WRITTEN TASK: Please transcribe the records precisely; pictures stay out of your copy.

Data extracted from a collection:
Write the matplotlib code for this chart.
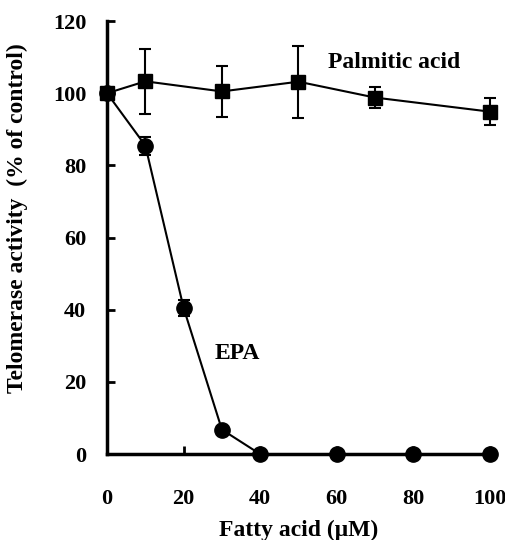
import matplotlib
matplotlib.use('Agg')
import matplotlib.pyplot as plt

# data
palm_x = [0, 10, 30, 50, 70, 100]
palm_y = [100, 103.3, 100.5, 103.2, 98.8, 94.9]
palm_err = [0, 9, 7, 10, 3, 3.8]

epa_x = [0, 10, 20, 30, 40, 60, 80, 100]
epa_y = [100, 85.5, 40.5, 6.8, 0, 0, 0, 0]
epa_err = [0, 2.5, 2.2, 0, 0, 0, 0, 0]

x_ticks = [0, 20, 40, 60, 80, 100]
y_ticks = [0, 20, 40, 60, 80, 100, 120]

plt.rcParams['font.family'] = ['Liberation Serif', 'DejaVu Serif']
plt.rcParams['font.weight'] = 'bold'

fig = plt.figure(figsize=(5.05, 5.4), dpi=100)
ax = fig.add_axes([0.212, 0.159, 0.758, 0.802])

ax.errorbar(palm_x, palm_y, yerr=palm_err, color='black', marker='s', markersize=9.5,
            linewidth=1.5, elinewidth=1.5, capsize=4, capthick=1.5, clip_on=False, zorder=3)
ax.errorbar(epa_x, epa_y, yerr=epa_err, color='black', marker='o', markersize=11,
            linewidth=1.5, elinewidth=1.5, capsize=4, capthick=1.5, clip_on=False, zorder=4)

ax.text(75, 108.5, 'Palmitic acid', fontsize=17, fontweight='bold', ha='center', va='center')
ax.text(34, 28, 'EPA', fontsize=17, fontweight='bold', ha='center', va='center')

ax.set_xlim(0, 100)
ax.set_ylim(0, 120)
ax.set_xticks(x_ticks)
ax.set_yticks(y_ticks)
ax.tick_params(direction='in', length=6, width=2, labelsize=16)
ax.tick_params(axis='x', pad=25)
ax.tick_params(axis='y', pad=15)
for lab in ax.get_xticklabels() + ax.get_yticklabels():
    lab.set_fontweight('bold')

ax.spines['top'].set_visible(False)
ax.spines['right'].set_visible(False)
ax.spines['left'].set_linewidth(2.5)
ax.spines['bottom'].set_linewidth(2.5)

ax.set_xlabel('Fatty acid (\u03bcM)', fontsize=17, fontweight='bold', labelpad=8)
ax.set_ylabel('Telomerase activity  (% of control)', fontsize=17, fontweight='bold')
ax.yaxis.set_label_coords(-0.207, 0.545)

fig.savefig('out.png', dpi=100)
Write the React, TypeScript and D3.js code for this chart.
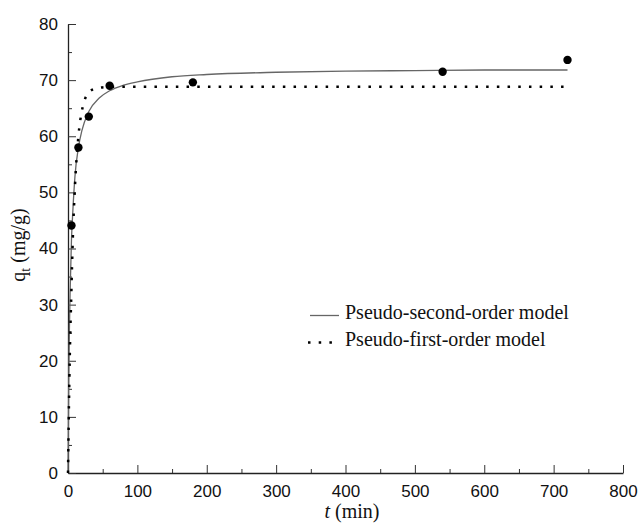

FINISHED TASK:
Write the matplotlib code for this chart.
import matplotlib
matplotlib.use('Agg')
import matplotlib.pyplot as plt

# data
palm_x = [0, 10, 30, 50, 70, 100]
palm_y = [100, 103.3, 100.5, 103.2, 98.8, 94.9]
palm_err = [0, 9, 7, 10, 3, 3.8]

epa_x = [0, 10, 20, 30, 40, 60, 80, 100]
epa_y = [100, 85.5, 40.5, 6.8, 0, 0, 0, 0]
epa_err = [0, 2.5, 2.2, 0, 0, 0, 0, 0]

x_ticks = [0, 20, 40, 60, 80, 100]
y_ticks = [0, 20, 40, 60, 80, 100, 120]

plt.rcParams['font.family'] = ['Liberation Serif', 'DejaVu Serif']
plt.rcParams['font.weight'] = 'bold'

fig = plt.figure(figsize=(5.05, 5.4), dpi=100)
ax = fig.add_axes([0.212, 0.159, 0.758, 0.802])

ax.errorbar(palm_x, palm_y, yerr=palm_err, color='black', marker='s', markersize=9.5,
            linewidth=1.5, elinewidth=1.5, capsize=4, capthick=1.5, clip_on=False, zorder=3)
ax.errorbar(epa_x, epa_y, yerr=epa_err, color='black', marker='o', markersize=11,
            linewidth=1.5, elinewidth=1.5, capsize=4, capthick=1.5, clip_on=False, zorder=4)

ax.text(75, 108.5, 'Palmitic acid', fontsize=17, fontweight='bold', ha='center', va='center')
ax.text(34, 28, 'EPA', fontsize=17, fontweight='bold', ha='center', va='center')

ax.set_xlim(0, 100)
ax.set_ylim(0, 120)
ax.set_xticks(x_ticks)
ax.set_yticks(y_ticks)
ax.tick_params(direction='in', length=6, width=2, labelsize=16)
ax.tick_params(axis='x', pad=25)
ax.tick_params(axis='y', pad=15)
for lab in ax.get_xticklabels() + ax.get_yticklabels():
    lab.set_fontweight('bold')

ax.spines['top'].set_visible(False)
ax.spines['right'].set_visible(False)
ax.spines['left'].set_linewidth(2.5)
ax.spines['bottom'].set_linewidth(2.5)

ax.set_xlabel('Fatty acid (\u03bcM)', fontsize=17, fontweight='bold', labelpad=8)
ax.set_ylabel('Telomerase activity  (% of control)', fontsize=17, fontweight='bold')
ax.yaxis.set_label_coords(-0.207, 0.545)

fig.savefig('out.png', dpi=100)
Write the React, TypeScript and D3.js code for this chart.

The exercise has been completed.